2. How Digital Currencies Are Used

• Purchases:
  • Buying goods and services online and in physical stores that accept digital currencies.
  • Examples: Some e-commerce platforms and cafes accept Bitcoin.
• Remittances:
  • Sending money across borders quickly and with lower fees than traditional bank transfers.
• Investment:
  • Holding digital currencies as assets in expectation of price appreciation.
• Smart Contracts:
  • Automated agreements that execute when conditions are met (common with Ethereum).
• Decentralised Finance (DeFi):
  • Peer-to-peer lending, borrowing, and trading without intermediaries.
• Gaming and Virtual Worlds:
  • Digital currencies act as the medium of exchange in online games and virtual economies.
• Tokenisation:
  • Representing physical assets (like property) as digital tokens that can be traded.

3. Blockchain Technology

• Definition:
  • Blockchain is a digital ledger of transactions that is distributed across a network of computers.
  • Each entry (transaction) is stored in a block, and blocks are linked together in a chain.
  • Data in the blockchain is time-stamped and immutable (cannot be altered once confirmed).
• Core Features:
  • Decentralisation: No single central authority; the ledger is maintained collectively by the network.
  • Transparency: Transactions are visible to all participants.
  • Immutability: Once recorded, transactions cannot be changed or deleted.
  • Security: Uses cryptographic algorithms to verify transactions.
• Structure:
  • Block: Contains transaction data, a timestamp, and a cryptographic hash of the previous block.
  • Chain: Sequential linking of blocks ensures security and integrity.
  • Nodes: Computers that participate in the blockchain network, each storing a copy of the ledger.
• How a Transaction Works on a Blockchain:
  1. Transaction Initiation: A user sends digital currency from their wallet to another.
  2. Broadcast: The transaction is sent to the blockchain network.
  3. Validation: Nodes verify the transaction using consensus algorithms (e.g., Proof of Work, Proof of Stake).
  4. Block Creation: Validated transactions are grouped into a block.
  5. Block Linking: The new block is added to the existing chain, referencing the previous block’s hash.
  6. Completion: The recipient’s wallet reflects the transaction.
• Consensus Mechanisms:
  • Proof of Work (PoW): Miners solve complex puzzles to validate transactions (e.g., Bitcoin).
  • Proof of Stake (PoS): Validators are chosen based on the amount of currency they hold and stake.
• Security in Blockchain:
  • Hash functions ensure data integrity.
  • Distributed storage means no single point of failure.
  • Tampering would require altering every copy of the blockchain simultaneously, which is practically impossible for large networks.
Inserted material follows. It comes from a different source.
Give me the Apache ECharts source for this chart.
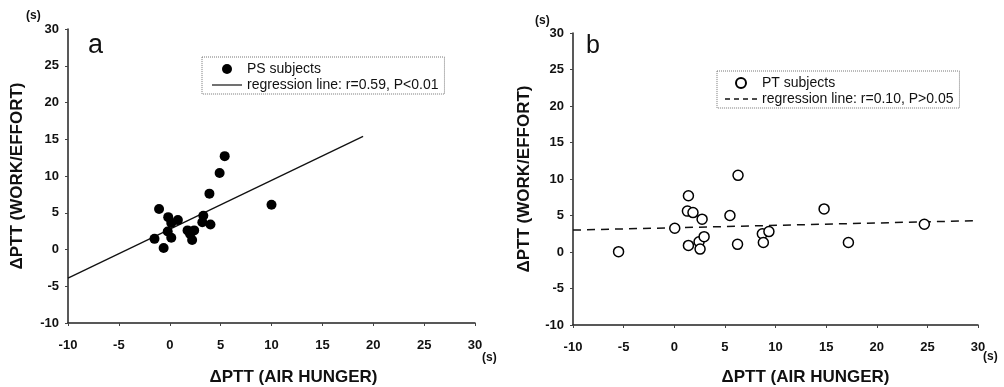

4. Blockchain in Digital Currency Transactions

• Time-Stamped Records:
  • Every transaction has a date and time recorded.
  • Helps in auditing and preventing double-spending.
• Prevention of Double-Spending:
  • Blockchain ensures that once a digital coin is spent, it cannot be reused.
• Trust Without Intermediaries:
  • Parties do not need to trust each other; they trust the blockchain’s verification process.
• Permanent Transaction History:
  • Anyone can verify past transactions, creating accountability.
• Global Accessibility:
  • Blockchain-based currencies can be sent or received from anywhere in the world.

5. Applications and Real-World Examples

• Bitcoin (BTC):
  • The first and most well-known cryptocurrency.
  • Uses Proof of Work.
• Ethereum (ETH):
  • Known for smart contracts and decentralised applications (DApps).
• Ripple (XRP):
  • Specialises in fast and cheap international transfers.
• Central Bank Digital Currencies (CBDCs):
  • Countries like China (Digital Yuan) and The Bahamas (Sand Dollar) have launched official digital currencies.
• Stablecoins:
  • Tether (USDT) is pegged to the US Dollar for stability.
• Retail Usage Example:
  • A coffee shop that accepts Bitcoin payments via QR code.
• Remittance Example:
  • Migrant workers sending money home using blockchain-based apps.

6. Advantages of Blockchain for Digital Currencies

• Enhanced security due to cryptography.
• Reduced transaction fees compared to banks.
• Decentralisation reduces dependency on central authorities.
• Transparent and verifiable transactions.
• Prevents fraud and manipulation.

7. Limitations and Challenges

• Scalability: Some blockchains handle limited transactions per second.
• Energy Consumption: PoW systems consume large amounts of electricity.
• Volatility: Prices of cryptocurrencies fluctuate significantly.
• Regulatory Concerns: Different countries have varying legal stances.
• Loss of Access: Losing the private key to a wallet results in loss of funds permanently.

8. Key Terms

• Digital Wallet: Software or hardware to store digital currencies.
• Public Key: A cryptographic code that acts as an address for receiving funds.
• Private Key: A secure code used to authorise spending from a wallet.
• Ledger: Record of all transactions.
• Mining: Process of validating and adding transactions to a blockchain.